Early this year, we discussed advance directives and their role in estate planning. An advance directive should be part of any estate plan, because it gives you the power to designate who should make decisions about your medical care after a major illness or accident has left you incapacitated.
There are a lot of questions and misconceptions out there about how advance directives work under New Jersey law. Here are a few frequently asked questions about them.
Can my medical representative make decisions about my care at any time?
No. An advance directive does not take away your right to decide what kind of medical care you receive, including end-of-life care, while you are still mentally competent and able to communicate. It is only triggered when a physician determines you cannot understand your diagnosis or treatment option.
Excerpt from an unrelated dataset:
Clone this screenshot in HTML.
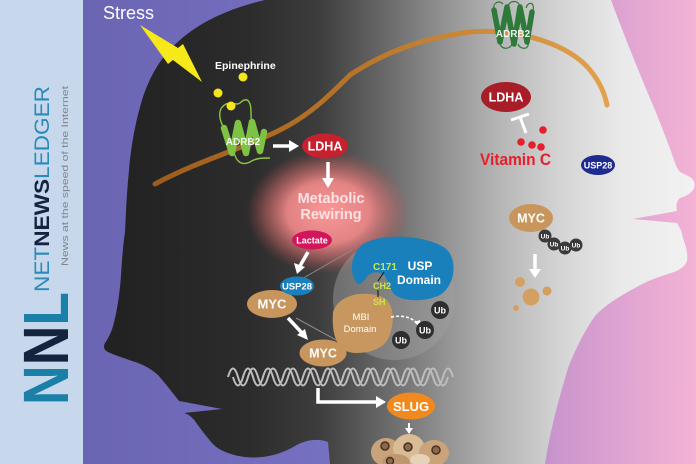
<!DOCTYPE html>
<html>
<head>
<meta charset="utf-8">
<style>
html,body{margin:0;padding:0;background:#fff;}
svg{display:block;}
text{font-family:"Liberation Sans",Arial,sans-serif;}
</style>
</head>
<body>
<svg width="696" height="464" viewBox="0 0 696 464" xmlns="http://www.w3.org/2000/svg">
<defs>
<linearGradient id="bg" gradientUnits="userSpaceOnUse" x1="83" y1="0" x2="696" y2="0">
<stop offset="0" stop-color="#6a65b3"/>
<stop offset="0.40" stop-color="#7670c0"/>
<stop offset="0.65" stop-color="#a485c8"/>
<stop offset="0.78" stop-color="#cc97cd"/>
<stop offset="1" stop-color="#f4b3d5"/>
</linearGradient>
<linearGradient id="head" gradientUnits="userSpaceOnUse" x1="120" y1="0" x2="696" y2="0">
<stop offset="0" stop-color="#222"/>
<stop offset="0.226" stop-color="#2c2c2c"/>
<stop offset="0.347" stop-color="#3d3d3d"/>
<stop offset="0.486" stop-color="#737373"/>
<stop offset="0.573" stop-color="#969696"/>
<stop offset="0.66" stop-color="#b6b6b6"/>
<stop offset="0.764" stop-color="#d4d4d4"/>
<stop offset="0.868" stop-color="#e9e9e9"/>
<stop offset="1" stop-color="#f2f2f2"/>
</linearGradient>
<linearGradient id="mem" gradientUnits="userSpaceOnUse" x1="150" y1="0" x2="610" y2="0">
<stop offset="0" stop-color="#9c5c1c"/>
<stop offset="0.45" stop-color="#b87428"/>
<stop offset="1" stop-color="#e3a24e"/>
</linearGradient>
<radialGradient id="glow" cx="0.5" cy="0.5" r="0.5">
<stop offset="0" stop-color="#f99898" stop-opacity="1"/>
<stop offset="0.5" stop-color="#f08888" stop-opacity="0.92"/>
<stop offset="0.78" stop-color="#d66a6a" stop-opacity="0.45"/>
<stop offset="1" stop-color="#b04a4a" stop-opacity="0"/>
</radialGradient>
</defs>

<!-- background -->
<rect x="0" y="0" width="696" height="464" fill="url(#bg)"/>
<rect x="0" y="0" width="83" height="464" fill="#c7d8ec"/>

<!-- heads -->
<path fill="url(#head)" d="M265,0 L611,0 C622,30 640,75 655,110 C663,130 670,148 674,160 C676,166 678,170 680,172 L690,177 C695,180 696,186 693,190 C690,194 686,196 680,198 C676,202 676,206 677,211 L633,219 L677,223 C680,228 682,232 683,238 C686,246 688,254 687,261 C684,268 678,271 668,274 C655,278 645,282 635,288 C620,296 605,305 595,316 C585,330 575,350 568,368 C560,395 550,430 545,464 L330,464 L328,442 C318,438 305,440 295,446 C280,455 262,459 245,457 C230,455 218,450 212,443 C205,435 200,428 195,421 C192,417 188,414 184,413 L222,409 L179,401 C172,392 165,383 158,375 C150,368 142,364 132,361 C124,358 114,355 108,352 C104,350 103,347 105,343 C110,336 113,328 115,318 C118,305 120,290 121,275 C122,260 123,245 125,232 C126,210 127,190 129,170 C131,145 136,120 142,100 C150,75 162,55 180,40 C200,22 230,8 265,0 Z"/>

<!-- logo -->
<g transform="translate(68,405) rotate(-90)">
<text x="0" y="0" font-size="64" font-weight="bold" textLength="113" lengthAdjust="spacingAndGlyphs"><tspan fill="#1a80a8">N</tspan><tspan fill="#14243f">N</tspan><tspan fill="#1a80a8">L</tspan></text>
</g>
<g transform="translate(49,292) rotate(-90)">
<text x="0" y="0" font-size="21.5" textLength="206" lengthAdjust="spacingAndGlyphs"><tspan fill="#2a8ab8">NET</tspan><tspan fill="#14243f" font-weight="bold">NEWS</tspan><tspan fill="#2a8ab8">LEDGER</tspan></text>
</g>
<g transform="translate(68,266) rotate(-90)">
<text x="0" y="0" font-size="9.5" fill="#7d8590" textLength="180" lengthAdjust="spacingAndGlyphs">News at the speed of the Internet</text>
</g>

<!-- Stress -->
<text x="103" y="19" font-size="18" fill="#fff">Stress</text>
<polygon points="140,25 178,48 183,44 202,82 173,60 168,64" fill="#f7e81a"/>
<text x="215" y="69" font-size="10.5" font-weight="bold" fill="#fff">Epinephrine</text>

<!-- membrane -->
<path d="M155,184 C200,160 240,150 280,130 C310,115 330,95 350,75 C380,55 420,38 470,32 C520,28 570,45 590,70 C600,82 605,95 607,105" fill="none" stroke="url(#mem)" stroke-width="5" stroke-linecap="round"/>

<!-- left ADRB2 -->
<g fill="none" stroke="#8dc63f" stroke-width="1.4">
<path d="M224,128 C218,118 218,108 226,104 C232,101 236,106 240,103 C244,99 248,98 250,104 C252,110 250,116 252,122"/>
<path d="M234,152 C236,162 242,166 250,162 C256,158 262,158 270,158"/>
</g>
<polyline points="224,128 232,153 238,123 246,153 252,122 260,151 264,132" fill="none" stroke="#7dc242" stroke-width="6.5" stroke-linejoin="round" stroke-linecap="round"/>
<text x="243" y="145" font-size="10" font-weight="bold" fill="#fff" fill-opacity="0.9" text-anchor="middle">ADRB2</text>
<circle cx="243" cy="77" r="4.5" fill="#f5e61c"/>
<circle cx="218" cy="93" r="4.5" fill="#f5e61c"/>
<circle cx="231" cy="106" r="4.5" fill="#f5e61c"/>

<!-- arrow to LDHA -->
<line x1="273" y1="146" x2="291" y2="146" stroke="#fff" stroke-width="3.5"/>
<polygon points="289,140 299,146 289,152" fill="#fff"/>

<!-- glow -->
<ellipse cx="328" cy="212" rx="82" ry="62" fill="url(#glow)"/>

<ellipse cx="325" cy="146" rx="23" ry="12.5" fill="#c8202e"/>
<text x="325" y="150.5" font-size="12.5" font-weight="bold" fill="#fff" text-anchor="middle">LDHA</text>
<line x1="328" y1="162" x2="328" y2="180" stroke="#fff" stroke-width="3.5"/>
<polygon points="322,178 328,188 334,178" fill="#fff"/>

<text x="331" y="203" font-size="14.5" font-weight="bold" fill="#ffe2e2" text-anchor="middle">Metabolic</text>
<text x="331" y="219" font-size="14.5" font-weight="bold" fill="#ffe2e2" text-anchor="middle">Rewiring</text>

<ellipse cx="312" cy="240" rx="20" ry="9.5" fill="#d4155c"/>
<text x="312" y="243.5" font-size="9" font-weight="bold" fill="#fff" text-anchor="middle">Lactate</text>
<line x1="308" y1="252" x2="300" y2="266" stroke="#fff" stroke-width="3.5"/>
<polygon points="294,263 297,274 305,267" fill="#fff"/>

<!-- magnifier -->
<line x1="300" y1="280" x2="352" y2="250" stroke="#8a8a8a" stroke-width="1"/>
<line x1="296" y1="318" x2="358" y2="352" stroke="#8a8a8a" stroke-width="1"/>
<circle cx="394" cy="299" r="61" fill="#a0a0a0" fill-opacity="0.45"/>

<!-- USP domain -->
<path d="M356,282 C348,270 352,250 365,243 C385,233 425,235 445,248 C458,258 456,285 440,295 C425,302 405,302 395,295 C390,290 388,282 385,276 C378,270 370,272 366,278 C362,284 358,286 356,282 Z" fill="#1a80bb"/>
<text x="420" y="270" font-size="12" font-weight="bold" fill="#fff" text-anchor="middle">USP</text>
<text x="419" y="284" font-size="12" font-weight="bold" fill="#fff" text-anchor="middle">Domain</text>

<!-- MBI domain -->
<path d="M333,312 C338,296 360,290 380,296 C393,301 395,316 391,331 C388,346 375,353 356,353 C340,353 331,340 333,312 Z" fill="#c8965f"/>
<text x="361" y="320" font-size="9.5" fill="#fff" text-anchor="middle">MBI</text>
<text x="360" y="332" font-size="9.5" fill="#fff" text-anchor="middle">Domain</text>

<text x="373" y="270" font-size="10" font-weight="bold" fill="#c8e84a">C171</text>
<text x="373" y="289" font-size="9" font-weight="bold" fill="#c8e84a">CH2</text>
<text x="373" y="305" font-size="9" font-weight="bold" fill="#c8e84a">SH</text>
<line x1="384" y1="272" x2="378" y2="281" stroke="#111" stroke-width="1"/>
<line x1="378" y1="290" x2="378" y2="297" stroke="#111" stroke-width="1"/>

<path d="M391,317 Q408,314 417,323" fill="none" stroke="#fff" stroke-width="1.6" stroke-dasharray="3,2"/>
<polygon points="414,322 421,328 420,320" fill="#fff"/>

<g font-size="9" font-weight="bold" fill="#fff" text-anchor="middle">
<circle cx="440" cy="310" r="9" fill="#2e2e2e"/><text x="440" y="313.5">Ub</text>
<circle cx="425" cy="330" r="9" fill="#2e2e2e"/><text x="425" y="333.5">Ub</text>
<circle cx="401" cy="340" r="9" fill="#2e2e2e"/><text x="401" y="343.5">Ub</text>
</g>

<!-- MYC / USP28 left -->
<ellipse cx="272" cy="304" rx="25" ry="14" fill="#c8955c"/>
<text x="272" y="308.5" font-size="13" font-weight="bold" fill="#fff" text-anchor="middle">MYC</text>
<ellipse cx="297" cy="286" rx="17" ry="9.5" fill="#1a80bb"/>
<text x="297" y="289.5" font-size="9.5" font-weight="bold" fill="#fff" text-anchor="middle">USP28</text>
<line x1="288" y1="318" x2="302" y2="333" stroke="#fff" stroke-width="3.5"/>
<polygon points="297,335 308,340 305,329" fill="#fff"/>

<!-- DNA -->
<path d="M228,377 q5,-17 10,0 t10,0 t10,0 t10,0 t10,0 t10,0 t10,0 t10,0 t10,0 t10,0 t10,0 t10,0 t10,0 t10,0 t10,0 t10,0 t10,0 t10,0 t10,0 t10,0 t10,0 t10,0" fill="none" stroke="#bdbdbd" stroke-width="2"/>
<path d="M233,377 q5,17 10,0 t10,0 t10,0 t10,0 t10,0 t10,0 t10,0 t10,0 t10,0 t10,0 t10,0 t10,0 t10,0 t10,0 t10,0 t10,0 t10,0 t10,0 t10,0 t10,0 t10,0 t10,0" fill="none" stroke="#bdbdbd" stroke-width="2"/>

<ellipse cx="323" cy="353" rx="23.5" ry="13.5" fill="#c8955c"/>
<text x="323" y="357.5" font-size="12.5" font-weight="bold" fill="#fff" text-anchor="middle">MYC</text>

<path d="M318,388 L318,402 L378,402" fill="none" stroke="#fff" stroke-width="3.5"/>
<polygon points="376,396 386,402 376,408" fill="#fff"/>

<ellipse cx="411" cy="406" rx="24" ry="13.5" fill="#f08a1e"/>
<text x="411" y="411" font-size="13" font-weight="bold" fill="#fff" text-anchor="middle">SLUG</text>
<line x1="409" y1="423" x2="409" y2="429" stroke="#fff" stroke-width="2"/>
<polygon points="405,428 409,434 413,428" fill="#fff"/>

<!-- cells -->
<g>
<ellipse cx="386" cy="452" rx="15" ry="14" fill="#c9a37a"/>
<ellipse cx="409" cy="449" rx="16" ry="15" fill="#d9bb96"/>
<ellipse cx="434" cy="453" rx="15" ry="13" fill="#c9a37a"/>
<ellipse cx="396" cy="462" rx="14" ry="8" fill="#bf9870"/>
<ellipse cx="420" cy="460" rx="10" ry="6" fill="#e6d2b8"/>
<circle cx="385" cy="446" r="4" fill="#8a6a4a" stroke="#4a3020" stroke-width="1.5"/>
<circle cx="408" cy="447" r="4" fill="#8a6a4a" stroke="#4a3020" stroke-width="1.5"/>
<circle cx="436" cy="450" r="4" fill="#8a6a4a" stroke="#4a3020" stroke-width="1.5"/>
<circle cx="390" cy="461" r="3.5" fill="#8a6a4a" stroke="#4a3020" stroke-width="1.5"/>
</g>

<!-- right ADRB2 -->
<g fill="none" stroke="#2d7a3a" stroke-width="1.2">
<path d="M494,10 C492,2 500,0 503,4 M508,6 C510,0 518,0 520,6 M526,8 C528,1 535,2 533,10"/>
<path d="M500,42 C500,50 510,50 512,44 M518,44 C520,50 530,50 528,42"/>
</g>
<polyline points="494,10 500,42 507,7 514,44 520,7 527,42 532,12" fill="none" stroke="#2d7a3a" stroke-width="5.5" stroke-linejoin="round" stroke-linecap="round"/>
<text x="513" y="37" font-size="10" font-weight="bold" fill="#fff" fill-opacity="0.9" text-anchor="middle">ADRB2</text>

<ellipse cx="506" cy="97" rx="25" ry="15" fill="#a81e28"/>
<text x="506" y="101.5" font-size="12.5" font-weight="bold" fill="#fff" text-anchor="middle">LDHA</text>
<line x1="520" y1="117" x2="526" y2="133" stroke="#fff" stroke-width="3"/>
<line x1="511" y1="120" x2="529" y2="114" stroke="#fff" stroke-width="3"/>
<circle cx="543" cy="130" r="3.8" fill="#e4202c"/>
<circle cx="521" cy="142" r="3.8" fill="#e4202c"/>
<circle cx="532" cy="145" r="3.8" fill="#e4202c"/>
<circle cx="541" cy="147" r="3.8" fill="#e4202c"/>
<text x="480" y="165" font-size="17" font-weight="bold" fill="#e4202c" textLength="71" lengthAdjust="spacingAndGlyphs">Vitamin C</text>

<ellipse cx="598" cy="165" rx="17" ry="10" fill="#1f2a8e"/>
<text x="598" y="168.5" font-size="9" font-weight="bold" fill="#fff" text-anchor="middle">USP28</text>

<ellipse cx="531" cy="218" rx="22" ry="14" fill="#c8955c"/>
<text x="531" y="222.5" font-size="12.5" font-weight="bold" fill="#fff" text-anchor="middle">MYC</text>
<g font-size="6.5" font-weight="bold" fill="#fff" text-anchor="middle">
<circle cx="545" cy="236" r="6.5" fill="#3a3a3a"/><text x="545" y="238.5">Ub</text>
<circle cx="554" cy="244" r="6.5" fill="#3a3a3a"/><text x="554" y="246.5">Ub</text>
<circle cx="565" cy="248" r="6.5" fill="#3a3a3a"/><text x="565" y="250.5">Ub</text>
<circle cx="576" cy="245" r="6.5" fill="#3a3a3a"/><text x="576" y="247.5">Ub</text>
</g>
<line x1="535" y1="254" x2="535" y2="270" stroke="#fff" stroke-width="3.5"/>
<polygon points="529,269 535,278 541,269" fill="#fff"/>
<circle cx="520" cy="282" r="5" fill="#d4a062"/>
<circle cx="531" cy="297" r="8.5" fill="#d4a062"/>
<circle cx="547" cy="291" r="4.5" fill="#d4a062"/>
<circle cx="516" cy="308" r="3" fill="#d4a062"/>
</svg>
</body>
</html>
What if I regain my mental capacity?
Your healthcare representative would lose their authority. Your doctor would once again need your consent to administer treatment.
How can I keep control over end-of-life decisions?
An instructive directive can help. Commonly known as a living will, an instructive directive contains your instructions for the level of intervention you want in a medical emergency. For example, you can instruct your healthcare representative to put you on a ventilator if you are in a minimally conscious state, but not to prolong your life if you are in a vegetative state.
Does having an advance directive affect my life insurance or health insurance?
How do I create an advance directive?
While you are allowed to do so on your own, having an estate planning attorney help you can greatly reduce the risk of making an error. Ensuring that this and the other parts of your estate plan have been drawn up according to your wishes and properly executed can give you and your family peace of mind.